Но теперь, когда это случилось со мной, я понял наконец общую основу всех этих стенаний, гениальных или безвкусных — неважно. Прощание с молодостью — это не поредевшие волосы или выпавшие зубы, или, как говорил Паниковский, «меня девушки не любят». Ничего этого нет еще и в помине. А есть уже совершенно неоспоримое ощущение колоссальной массивности внешнего мира, который вовсе не торопится идти за тобой в твои походы и экспедиции, который неспеша ждет, пока ты поймешь, что это тебе жить в нем, а не ему становиться во фрунт и соответствовать твоим блистательным и неотразимо-логичным теориям. Все это ощущение и есть прощание с молодостью. Прощание с упоительной, почти сновиденческой легкостью, с которой все вокруг подается, увлекается за тобой в веселом вихре, и конца этому полету будто бы и не предвидится. Но ты вырастаешь, податливость превращается почему-то в упругость, а то и в режущую, гранитную твердость, и веселый вихрь, который ты увлекаешь за собой, оказывается просто вспененной пустотой. Вихрь, в котором не летит, кувыркаясь и радостно простирая к тебе руки, даже единственный друг детства. Нет, злорадства я не испытал.

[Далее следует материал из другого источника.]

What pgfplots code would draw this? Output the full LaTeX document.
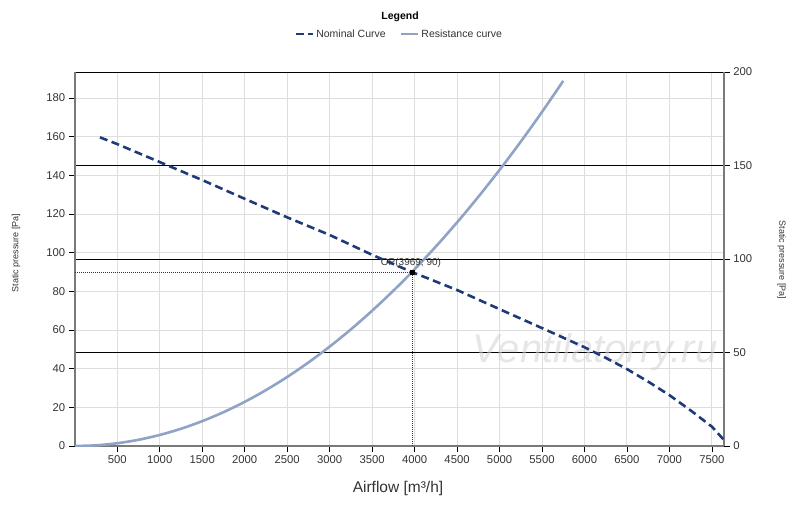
\documentclass[border=0pt]{standalone}
\usepackage{fontspec}
\setmainfont{Liberation Sans}
\usepackage{pgfplots}
\pgfplotsset{compat=1.18}

\definecolor{navy}{HTML}{1F3A78}
\definecolor{resist}{HTML}{8FA3C6}
\definecolor{gridgray}{HTML}{DEDEDE}
\definecolor{axgray}{HTML}{7A7A7A}
\definecolor{txt}{HTML}{333333}

\pgfplotstableread{
x y
296 159.7
500 156.2
1000 146.9
1500 137.6
2000 127.9
2500 118.3
3000 109.2
3500 98.9
3969 90.0
4500 80.7
5000 70.8
5500 61.0
6000 51.1
6250 45.6
6500 39.8
6750 33.3
7000 26.3
7250 18.4
7500 10.0
7640 3.2
}\nominal

\pgfplotstableread{
x y
0 0
250 0.357
500 1.428
750 3.214
1000 5.713
1250 8.927
1500 12.855
1750 17.497
2000 22.853
2250 28.924
2500 35.708
2750 43.207
3000 51.420
3250 60.347
3500 69.988
3750 80.343
3969 90.0
4250 103.197
4500 115.690
4750 128.906
5000 142.830
5250 157.470
5500 172.830
5750 188.900
}\resistance

\begin{document}
\begin{tikzpicture}[x=1pt,y=1pt]
\useasboundingbox (0,0) rectangle (800,507);
\pgfplotsset{
  base/.style={
    scale only axis, width=649pt, height=374pt,
    at={(74.8pt,61pt)}, anchor=south west,
    xmin=0, xmax=7640,
    scaled ticks=false,
    /pgf/number format/assume math mode=true,
    /pgf/number format/1000 sep={},
    tick label style={font=\fontsize{11.3}{13}\selectfont, text=txt},
    tick align=outside,
    major tick length=6pt,
    tick style={black, line width=0.8pt},
  }
}
% left axis: gray grid, ticks, labels
\begin{axis}[base,
  ymin=0, ymax=193.5,
  xtick={500,1000,...,7500},
  ytick={0,20,...,180},
  xmajorgrids, ymajorgrids,
  grid style={gridgray, line width=1pt},
  axis x line*=bottom, axis y line*=left,
  axis line style={draw=none},
]
\end{axis}
% right axis: black grid lines
\begin{axis}[base,
  ymin=0, ymax=200,
  ytick={0,50,...,200},
  xtick=\empty,
  axis x line=none,
  axis y line*=right,
  ymajorgrids,
  grid style={black, line width=0.7pt},
  axis line style={axgray, line width=1.6pt, -},
]
\end{axis}
% watermark
\node[font=\fontsize{40}{44}\selectfont\itshape, text=gray!35, opacity=0.55] at (595,155) {Ventilatorry.ru};
% curves
\begin{axis}[base,
  ymin=0, ymax=193.5,
  xtick=\empty, ytick=\empty,
  axis x line*=bottom, axis y line*=left,
  axis line style={axgray, line width=1.6pt, -},
  legend style={at={(0.5,1.1016)}, anchor=center, draw=none, fill=none,
    font=\fontsize{10.5}{12}\selectfont, text=txt,
    /tikz/every even column/.append style={column sep=12pt}},
  legend columns=2,
]
\addplot[navy, line width=2.6pt, dash pattern=on 8pt off 4.5pt] table[x=x,y=y] {\nominal};
\addlegendentry{Nominal Curve}
\addplot[resist, line width=2.6pt, smooth] table[x=x,y=y] {\resistance};
\addlegendentry{Resistance curve}
\addplot[txt, line width=0.8pt, dash pattern=on 1pt off 1pt, forget plot] coordinates {(0,90) (3969,90) (3969,0)};
\addplot[black, only marks, mark=square*, mark size=2pt, forget plot] coordinates {(3969,90)};
\node[anchor=base, yshift=6.5pt, xshift=-1pt, font=\fontsize{10}{12}\selectfont, text=txt] at (axis cs:3969,90) {OP(3969; 90)};
\end{axis}
% labels
\node[font=\bfseries\fontsize{10.5}{12}\selectfont] at (400,490) {Legend};
\node[font=\fontsize{15.5}{18}\selectfont, text=txt] at (398,19) {Airflow [m³/h]};
\node[font=\fontsize{9}{11}\selectfont, text=txt, rotate=90] at (16,254) {Static pressure [Pa]};
\node[font=\fontsize{9}{11}\selectfont, text=txt, rotate=-90] at (781.7,247) {Static pressure [Pa]};
\end{tikzpicture}
\end{document}
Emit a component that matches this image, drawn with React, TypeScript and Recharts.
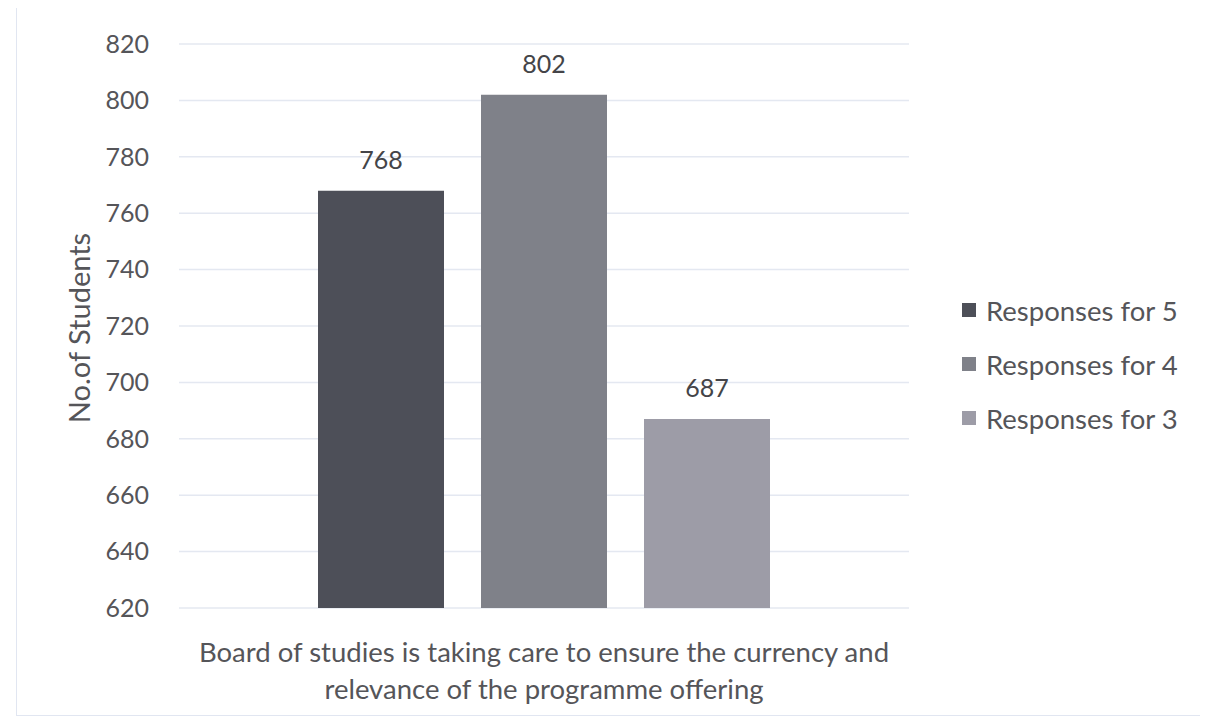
import React from "react";
import {
  BarChart,
  Bar,
  XAxis,
  YAxis,
  CartesianGrid,
  Legend,
  LabelList,
} from "recharts";

const categories = [
  "Board of studies is taking care to ensure the currency and relevance of the programme offering",
];
const categoryLines = [
  "Board of studies is taking care to ensure the currency and",
  "relevance of the programme offering",
];
const responses5 = [768];
const responses4 = [802];
const responses3 = [687];
const seriesNames = ["Responses for 5", "Responses for 4", "Responses for 3"];
const yTicks = [620, 640, 660, 680, 700, 720, 740, 760, 780, 800, 820];

const colors = ["#4d4f58", "#7f8189", "#9d9ca7"];
const textColor = "#555559";
const font = "Lato, 'Open Sans', sans-serif";

const data = categories.map((c, i) => ({
  name: c,
  r5: responses5[i],
  r4: responses4[i],
  r3: responses3[i],
}));

function CategoryTick({ x, y }: any) {
  return (
    <text x={x} y={y} textAnchor="middle" fill={textColor} fontSize={27.5} fontFamily={font}>
      {categoryLines.map((line, i) => (
        <tspan key={i} x={x} dy={i === 0 ? 46 : 37}>
          {line}
        </tspan>
      ))}
    </text>
  );
}

function AxisTitle({ viewBox }: any) {
  const cx = viewBox.x + 17;
  const cy = viewBox.y + viewBox.height / 2 + 2;
  return (
    <text
      x={cx}
      y={cy}
      transform={`rotate(-90 ${cx} ${cy})`}
      textAnchor="middle"
      dominantBaseline="central"
      fill={textColor}
      fontSize={29}
      fontFamily={font}
    >
      No.of Students
    </text>
  );
}

function LegendBox() {
  return (
    <div style={{ fontFamily: font }}>
      {seriesNames.map((n, i) => (
        <div
          key={n}
          style={{ display: "flex", alignItems: "center", height: 54 }}
        >
          <span
            style={{
              width: 14,
              height: 14,
              background: colors[i],
              marginRight: 10,
              display: "inline-block",
            }}
          />
          <span style={{ fontSize: 27.5, color: textColor }}>{n}</span>
        </div>
      ))}
    </div>
  );
}

export default function App() {
  return (
    <div style={{ position: "relative", width: 1208, height: 727, margin: -8, background: "#fff" }}>
      <div
        style={{
          position: "absolute",
          left: 16,
          top: 7,
          width: 1186,
          height: 707,
          border: "1px solid #e1e6f1",
          pointerEvents: "none",
        }}
      />
      <BarChart
        width={1208}
        height={727}
        data={data}
        margin={{ top: 44, right: 299, bottom: 89, left: 61 }}
        barCategoryGap={139}
        barGap={37}
        style={{ fontFamily: font }}
      >
        <CartesianGrid vertical={false} stroke="#e4e8f1" strokeWidth={1.5} />
        <XAxis
          dataKey="name"
          axisLine={false}
          tickLine={false}
          tick={<CategoryTick />}
          interval={0}
        />
        <YAxis
          width={118}
          domain={[620, 820]}
          ticks={yTicks}
          axisLine={false}
          tickLine={false}
          tickSize={6}
          tickMargin={24}
          tick={{ fontSize: 25, fill: textColor, fontFamily: font }}
          label={<AxisTitle />}
        />
        <Legend
          layout="horizontal"
          align="center"
          verticalAlign="middle"
          content={<LegendBox />}
          wrapperStyle={{ left: 962, top: 283, width: 240, height: 162 }}
        />
        <Bar dataKey="r5" name={seriesNames[0]} fill={colors[0]} barSize={126} isAnimationActive={false}>
          <LabelList dataKey="r5" position="top" offset={22} fill="#444448" fontSize={25} fontFamily={font} />
        </Bar>
        <Bar dataKey="r4" name={seriesNames[1]} fill={colors[1]} barSize={126} isAnimationActive={false}>
          <LabelList dataKey="r4" position="top" offset={22} fill="#444448" fontSize={25} fontFamily={font} />
        </Bar>
        <Bar dataKey="r3" name={seriesNames[2]} fill={colors[2]} barSize={126} isAnimationActive={false}>
          <LabelList dataKey="r3" position="top" offset={22} fill="#444448" fontSize={25} fontFamily={font} />
        </Bar>
      </BarChart>
    </div>
  );
}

Но я с любопытством (любопытство? — это да, это честно. Признаюсь, но не каюсь) понял, взял на заметку, что его активность и удачливость наконец подсунули ему партнеров, которых ему так не хватало в моем лице. От которых ему несдобровать. Это скорее всего. Но уж в любом случае эти маститые мальчики, эти Борисов и Телешов, заставят его отнестись к ним серьезно. На этот раз улыбочкой или даже благородным взрывом эмоций ему не отделаться.

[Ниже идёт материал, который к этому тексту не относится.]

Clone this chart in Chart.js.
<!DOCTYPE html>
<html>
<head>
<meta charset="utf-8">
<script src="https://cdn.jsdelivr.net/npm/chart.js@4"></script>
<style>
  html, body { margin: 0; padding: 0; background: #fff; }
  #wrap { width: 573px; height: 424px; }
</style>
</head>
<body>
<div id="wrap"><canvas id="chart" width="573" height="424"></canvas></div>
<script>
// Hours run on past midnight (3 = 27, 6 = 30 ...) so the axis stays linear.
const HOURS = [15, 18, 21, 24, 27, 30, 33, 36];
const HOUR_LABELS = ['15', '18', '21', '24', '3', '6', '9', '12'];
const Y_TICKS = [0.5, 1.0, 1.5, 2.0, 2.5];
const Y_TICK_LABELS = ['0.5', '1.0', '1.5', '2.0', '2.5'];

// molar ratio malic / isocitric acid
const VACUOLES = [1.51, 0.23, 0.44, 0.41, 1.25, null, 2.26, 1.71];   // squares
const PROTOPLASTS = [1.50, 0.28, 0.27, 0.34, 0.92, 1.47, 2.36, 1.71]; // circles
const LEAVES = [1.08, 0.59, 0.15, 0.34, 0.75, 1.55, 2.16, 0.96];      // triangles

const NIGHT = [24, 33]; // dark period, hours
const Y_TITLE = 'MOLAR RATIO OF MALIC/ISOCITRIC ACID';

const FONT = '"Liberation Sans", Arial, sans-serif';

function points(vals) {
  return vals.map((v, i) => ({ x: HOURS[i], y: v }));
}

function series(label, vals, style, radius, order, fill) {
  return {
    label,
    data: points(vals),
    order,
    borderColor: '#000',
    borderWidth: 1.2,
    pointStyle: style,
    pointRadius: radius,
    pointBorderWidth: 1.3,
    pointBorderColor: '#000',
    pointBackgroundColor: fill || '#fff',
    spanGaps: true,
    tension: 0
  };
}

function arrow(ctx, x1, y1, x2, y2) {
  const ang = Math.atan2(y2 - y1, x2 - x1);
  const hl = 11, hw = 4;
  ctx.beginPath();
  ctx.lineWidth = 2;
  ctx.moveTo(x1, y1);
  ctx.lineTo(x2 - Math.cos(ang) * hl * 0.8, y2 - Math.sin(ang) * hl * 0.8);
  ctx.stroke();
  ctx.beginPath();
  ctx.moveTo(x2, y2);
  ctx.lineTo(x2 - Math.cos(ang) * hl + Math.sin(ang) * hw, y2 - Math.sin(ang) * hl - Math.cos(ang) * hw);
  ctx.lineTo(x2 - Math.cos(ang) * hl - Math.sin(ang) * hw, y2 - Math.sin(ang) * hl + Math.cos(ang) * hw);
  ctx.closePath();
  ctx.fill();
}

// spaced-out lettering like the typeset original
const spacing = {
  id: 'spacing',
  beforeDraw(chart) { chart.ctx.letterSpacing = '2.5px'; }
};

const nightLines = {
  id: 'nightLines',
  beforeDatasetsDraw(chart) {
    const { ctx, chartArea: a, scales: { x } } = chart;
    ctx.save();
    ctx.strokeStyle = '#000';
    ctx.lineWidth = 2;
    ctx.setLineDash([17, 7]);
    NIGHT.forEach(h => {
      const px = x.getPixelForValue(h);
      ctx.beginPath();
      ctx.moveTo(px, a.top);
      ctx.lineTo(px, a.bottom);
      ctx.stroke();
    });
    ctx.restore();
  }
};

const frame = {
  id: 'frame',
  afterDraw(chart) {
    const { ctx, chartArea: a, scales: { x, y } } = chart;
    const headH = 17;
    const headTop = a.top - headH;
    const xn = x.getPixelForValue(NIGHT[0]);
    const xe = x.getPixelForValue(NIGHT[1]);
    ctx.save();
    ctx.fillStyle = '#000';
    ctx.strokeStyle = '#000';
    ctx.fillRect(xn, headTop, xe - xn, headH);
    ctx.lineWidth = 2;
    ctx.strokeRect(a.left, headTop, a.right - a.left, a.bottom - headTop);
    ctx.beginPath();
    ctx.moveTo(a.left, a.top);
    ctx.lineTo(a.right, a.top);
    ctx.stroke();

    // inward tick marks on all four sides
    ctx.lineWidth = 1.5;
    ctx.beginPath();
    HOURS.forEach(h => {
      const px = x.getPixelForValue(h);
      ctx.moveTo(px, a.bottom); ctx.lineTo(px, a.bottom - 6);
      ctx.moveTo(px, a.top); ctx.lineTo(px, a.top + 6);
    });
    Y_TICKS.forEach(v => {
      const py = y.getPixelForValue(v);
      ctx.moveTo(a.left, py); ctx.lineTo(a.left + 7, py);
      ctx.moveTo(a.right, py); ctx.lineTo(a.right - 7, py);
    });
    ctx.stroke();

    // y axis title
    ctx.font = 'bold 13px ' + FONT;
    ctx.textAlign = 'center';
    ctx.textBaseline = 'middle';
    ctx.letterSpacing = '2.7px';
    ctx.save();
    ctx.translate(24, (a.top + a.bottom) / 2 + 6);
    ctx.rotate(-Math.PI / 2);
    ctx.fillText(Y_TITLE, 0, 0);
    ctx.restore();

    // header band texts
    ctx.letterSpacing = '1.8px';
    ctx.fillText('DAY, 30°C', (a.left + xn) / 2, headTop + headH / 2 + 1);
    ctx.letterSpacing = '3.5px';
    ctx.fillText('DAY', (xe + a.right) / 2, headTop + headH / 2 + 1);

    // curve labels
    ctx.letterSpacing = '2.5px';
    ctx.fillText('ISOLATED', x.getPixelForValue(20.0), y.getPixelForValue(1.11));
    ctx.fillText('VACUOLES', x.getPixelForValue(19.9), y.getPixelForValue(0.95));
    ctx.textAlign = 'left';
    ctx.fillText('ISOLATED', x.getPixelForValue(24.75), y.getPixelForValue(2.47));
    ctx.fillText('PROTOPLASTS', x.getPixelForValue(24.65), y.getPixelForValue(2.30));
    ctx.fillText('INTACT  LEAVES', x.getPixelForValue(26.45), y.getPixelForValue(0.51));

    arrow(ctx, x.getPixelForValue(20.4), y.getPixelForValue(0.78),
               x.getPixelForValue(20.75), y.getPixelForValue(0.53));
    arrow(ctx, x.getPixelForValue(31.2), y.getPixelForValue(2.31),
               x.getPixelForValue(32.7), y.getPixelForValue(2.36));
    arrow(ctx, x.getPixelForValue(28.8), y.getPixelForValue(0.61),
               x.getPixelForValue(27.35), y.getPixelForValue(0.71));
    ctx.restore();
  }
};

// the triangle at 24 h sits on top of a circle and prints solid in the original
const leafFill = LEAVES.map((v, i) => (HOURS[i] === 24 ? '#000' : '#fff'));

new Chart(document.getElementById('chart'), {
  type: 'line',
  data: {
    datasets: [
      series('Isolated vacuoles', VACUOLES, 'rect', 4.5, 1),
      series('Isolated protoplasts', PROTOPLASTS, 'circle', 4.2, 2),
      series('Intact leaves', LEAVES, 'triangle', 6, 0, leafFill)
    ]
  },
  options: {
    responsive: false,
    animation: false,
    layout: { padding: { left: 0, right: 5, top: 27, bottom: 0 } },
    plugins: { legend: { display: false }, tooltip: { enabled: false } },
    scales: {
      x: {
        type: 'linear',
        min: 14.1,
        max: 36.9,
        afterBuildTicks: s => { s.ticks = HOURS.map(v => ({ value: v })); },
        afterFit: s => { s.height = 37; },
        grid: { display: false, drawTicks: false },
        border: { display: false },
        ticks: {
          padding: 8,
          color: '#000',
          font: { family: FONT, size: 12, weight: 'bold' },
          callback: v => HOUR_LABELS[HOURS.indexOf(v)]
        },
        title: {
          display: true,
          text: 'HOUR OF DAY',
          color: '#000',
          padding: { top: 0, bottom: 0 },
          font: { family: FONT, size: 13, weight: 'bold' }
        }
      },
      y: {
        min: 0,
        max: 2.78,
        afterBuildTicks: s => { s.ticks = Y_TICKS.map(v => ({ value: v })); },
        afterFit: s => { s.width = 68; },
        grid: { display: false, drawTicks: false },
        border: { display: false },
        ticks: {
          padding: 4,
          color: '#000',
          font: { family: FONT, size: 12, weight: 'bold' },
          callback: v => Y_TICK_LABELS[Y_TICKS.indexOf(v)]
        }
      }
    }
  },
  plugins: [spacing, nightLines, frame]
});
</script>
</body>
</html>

И еще я подумал: а если так, если этим всем, если всей своей виртуозностью ему не отделаться, то тогда чем? По всей логике получается: несдобровать.
Его проверят на серьезность намерений, на внимательность к скучным людям, к вполне материальным и потому таинственным для него побуждениям. И всего этого не окажется в наличии.